Reflecting on how this is impacting sharemarkets, the chief economist said while the rebound in sharemarkets has continued, Trump policies pose an ongoing macroeconomic risk.

“The mayhem around the tariffs is causing immense uncertainty which will particularly impact business investment which likely still means weaker economic conditions ahead,” Oliver said.

Outside of trade policies, he noted that Trump’s attacks on US universities are a key threat to America’s ongoing technological advantage, while taxes on foreign investments contained in a section in the One Big Beautiful Bill Act will threaten foreign investment in the US, while the bills will also worsen the US public debt outlook.

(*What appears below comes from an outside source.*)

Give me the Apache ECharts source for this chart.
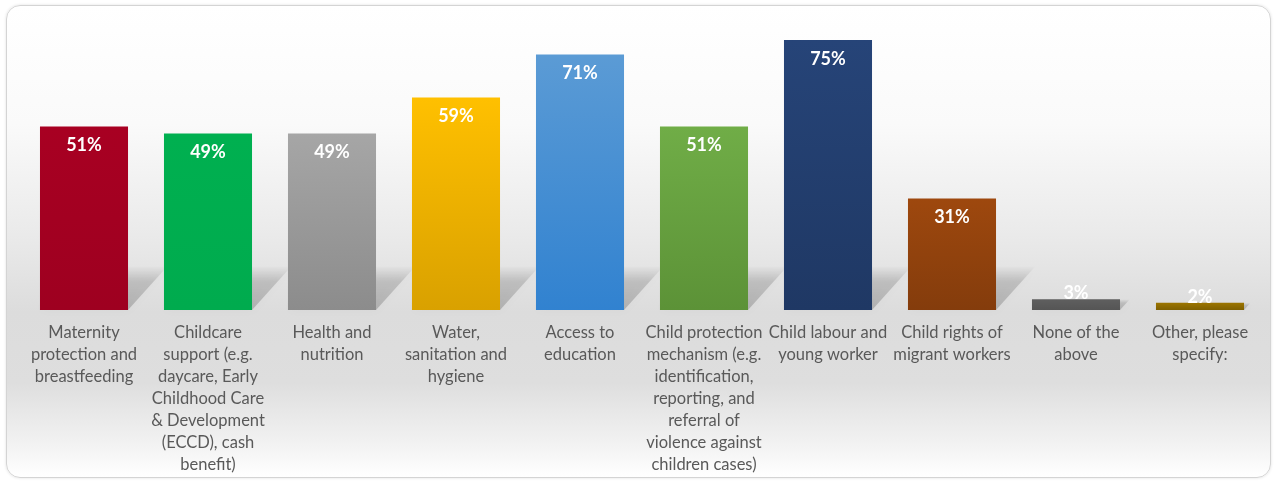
<!DOCTYPE html>
<html>
<head>
<meta charset="utf-8">
<script src="https://cdn.jsdelivr.net/npm/echarts@6/dist/echarts.min.js"></script>
<style>
  html, body { margin: 0; padding: 0; background: #fff; }
  #box {
    position: absolute; left: 6px; top: 5px; width: 1263px; height: 471px;
    border: 1px solid #d4d4d4; border-radius: 14px;
    box-shadow: 0 0 3px rgba(0,0,0,0.12);
    background: linear-gradient(to bottom, #ffffff 0%, #fafafa 25%, #e9e9e9 50%, #dcdcdc 65%, #dedede 80%, #f2f2f2 93%, #ffffff 100%);
  }
  #chart { position: absolute; left: 0; top: 0; width: 1277px; height: 481px; }
</style>
</head>
<body>
<div id="box"></div>
<div id="chart"></div>
<script>
// categories (line breaks as in the original chart)
var categories = [
  'Maternity\nprotection and\nbreastfeeding',
  'Childcare\nsupport (e.g.\ndaycare, Early\nChildhood Care\n& Development\n(ECCD), cash\nbenefit)',
  'Health and\nnutrition',
  'Water,\nsanitation and\nhygiene',
  'Access to\neducation',
  'Child protection\nmechanism (e.g.\nidentification,\nreporting, and\nreferral of\nviolence against\nchildren cases)',
  'Child labour and\nyoung worker',
  'Child rights of\nmigrant workers',
  'None of the\nabove',
  'Other, please\nspecify:'
];
var values = [51, 49, 49, 59, 71, 51, 75, 31, 3, 2];
var topColors    = ['#a80022', '#00b050', '#a6a6a6', '#ffc000', '#5b9bd5', '#70ad47', '#264478', '#9e480e', '#5f5f5f', '#9c7500'];
var bottomColors = ['#9e0020', '#00ab4e', '#8c8c8c', '#d9a100', '#3182d0', '#5c9237', '#1f3864', '#843c0c', '#555555', '#7f6000'];

var chart = echarts.init(document.getElementById('chart'));

function grad(i) {
  return new echarts.graphic.LinearGradient(0, 0, 0, 1, [
    { offset: 0, color: topColors[i] },
    { offset: 1, color: bottomColors[i] }
  ]);
}

var barData = values.map(function (v, i) {
  var item = { value: v, itemStyle: { color: grad(i) } };
  if (v < 10) {
    item.label = { position: 'top', distance: -3 };
  }
  return item;
});

chart.setOption({
  animation: false,
  grid: { left: 22, right: 15, top: 22, bottom: 171 },
  xAxis: {
    type: 'category',
    data: categories,
    axisLine: { show: false },
    axisTick: { show: false },
    axisLabel: {
      interval: 0,
      color: '#595959',
      fontFamily: 'Lato',
      fontSize: 16.5,
      lineHeight: 22,
      margin: 12
    }
  },
  yAxis: {
    type: 'value',
    min: 0,
    max: 80,
    show: false,
    splitLine: { show: false }
  },
  series: [
    {
      // perspective shadow behind each bar
      type: 'custom',
      z: 1,
      silent: true,
      data: values.map(function (v, i) { return [i, v]; }),
      renderItem: function (params, api) {
        var base = api.coord([api.value(0), 0]);
        var top = api.coord([api.value(0), api.value(1)]);
        var w = api.size([1, 0])[0] * 0.71;
        var h = Math.min(base[1] - top[1], 44);
        var dx = h * 0.9;
        var x0 = base[0] - w / 2, x1 = base[0] + w / 2, y0 = base[1];
        return {
          type: 'polygon',
          shape: { points: [[x0, y0], [x1, y0], [x1 + dx, y0 - h], [x0 + dx, y0 - h]] },
          style: {
            fill: new echarts.graphic.LinearGradient(0, 0, 0, 1, [
              { offset: 0, color: 'rgba(0,0,0,0)' },
              { offset: 0.35, color: 'rgba(0,0,0,0.14)' },
              { offset: 1, color: 'rgba(0,0,0,0.19)' }
            ]),
            shadowBlur: 8,
            shadowColor: 'rgba(0,0,0,0.12)'
          }
        };
      }
    },
    {
      type: 'bar',
      z: 2,
      barWidth: '71%',
      data: barData,
      label: {
        show: true,
        position: 'insideTop',
        distance: 10,
        color: '#ffffff',
        fontFamily: 'Lato',
        fontWeight: 'bold',
        fontSize: 18,
        formatter: '{c}%'
      }
    }
  ]
});
</script>
</body>
</html>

All of this, Oliver said, is driving a loss of faith in the US as a safe haven and in US exceptionalism and could see global investors demand a higher risk premium to invest in US shares, bonds and the US dollar.

“I suspect it’s likely to be a slow burn and US tech and particularly AI dominance will serve as a powerful offset for some time to come. But it means ongoing bouts of high uncertainty and volatility,” he said.

Ultimately, Oliver continues to see Trump pivoting from the focus on tariffs to tax cuts and deregulation, which, along with rate cuts from the Fed in the third quarter and other central banks, should help shares stage a more sustainable recovery.

Regarding local shares in particular, the chief economist noted that with the ASX 200 just 1.6 per cent below its record high, it may break to record highs in the near term.

But he warned, while macroeconomic risk flowing from Trump’s policies remains high, “the ride is likely to remain volatile”.